Task directions →
Reproduce nothing but the lines from the start of the material through the line that includes "ax = fig.add_axes([0, 0, 1, 1])", both ends included, and omit every picture.

Data extract →
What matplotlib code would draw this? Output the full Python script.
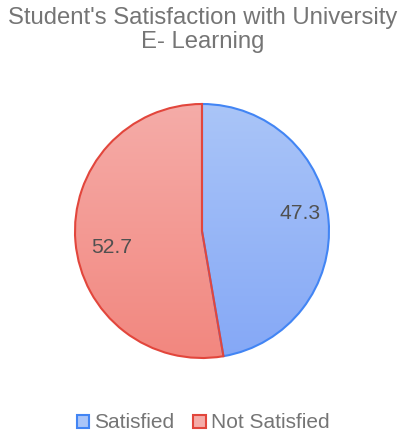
import numpy as np
import matplotlib.pyplot as plt
from matplotlib.colors import LinearSegmentedColormap
from matplotlib.patches import Rectangle

plt.rcParams['font.family'] = ['Liberation Sans', 'DejaVu Sans']

# dados
labels = ["Satisfied", "Not Satisfied"]
values = [47.3, 52.7]
title = "Student's Satisfaction with University\nE- Learning"

edge_cols = ["#4285f4", "#e2463c"]
top_cols = ["#aac5f8", "#f5aca8"]
bot_cols = ["#85a8f6", "#f2877f"]

fig = plt.figure(figsize=(4.06, 4.43), dpi=100)
ax = fig.add_axes([0, 0, 1, 1])

cx, cy, r = 202, 443 - 231, 127
wedges, texts, autotexts = ax.pie(values, center=(cx, cy), radius=r, startangle=90,
                                  counterclock=False, autopct=lambda p: "%.1f" % p,
                                  frame=True, wedgeprops=dict(linewidth=1.5),
                                  textprops=dict(fontsize=15.2, color="#505050"))
ax.set_xlim(0, 406)
ax.set_ylim(0, 443)
ax.set_aspect("equal")
ax.axis("off")

for i, w in enumerate(wedges):
    w.set_facecolor("none")
    w.set_edgecolor(edge_cols[i])
    w.set_zorder(3)
    cmap = LinearSegmentedColormap.from_list("g%d" % i, [top_cols[i], bot_cols[i]])
    grad = np.linspace(0, 1, 256).reshape(-1, 1)
    im = ax.imshow(grad, cmap=cmap, extent=(cx - r, cx + r, cy - r, cy + r),
                   origin="upper", aspect="auto", zorder=2)
    im.set_clip_path(w)

# posicao dos rotulos (como no google charts)
pos = [(0.785, 10.4), (0.72, 190.7)]
for t, (d, a) in zip(autotexts, pos):
    t.set_zorder(4)
    t.set_position((cx + d * r * np.cos(np.radians(a)), cy + d * r * np.sin(np.radians(a))))
ax.set_xlim(0, 406)
ax.set_ylim(0, 443)

fig.text(0.5, 1 - 30 / 443, title, ha="center", va="center", fontsize=17.2,
         color="#757575", linespacing=1.1)

# legenda
handles = [Rectangle((0, 0), 1, 1, facecolor=top_cols[i], edgecolor=edge_cols[i], linewidth=1.5)
           for i in range(2)]
fig.legend(handles, labels, loc="center", bbox_to_anchor=(0.5, 1 - 423 / 443), ncol=2,
           frameon=False, fontsize=15, labelcolor="#757575", handlelength=0.6,
           handleheight=0.6, handletextpad=0.25, columnspacing=0.9)

fig.savefig("out.png", dpi=100)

Finished answer →
What matplotlib code would draw this? Output the full Python script.
import numpy as np
import matplotlib.pyplot as plt
from matplotlib.colors import LinearSegmentedColormap
from matplotlib.patches import Rectangle

plt.rcParams['font.family'] = ['Liberation Sans', 'DejaVu Sans']

# dados
labels = ["Satisfied", "Not Satisfied"]
values = [47.3, 52.7]
title = "Student's Satisfaction with University\nE- Learning"

edge_cols = ["#4285f4", "#e2463c"]
top_cols = ["#aac5f8", "#f5aca8"]
bot_cols = ["#85a8f6", "#f2877f"]

fig = plt.figure(figsize=(4.06, 4.43), dpi=100)
ax = fig.add_axes([0, 0, 1, 1])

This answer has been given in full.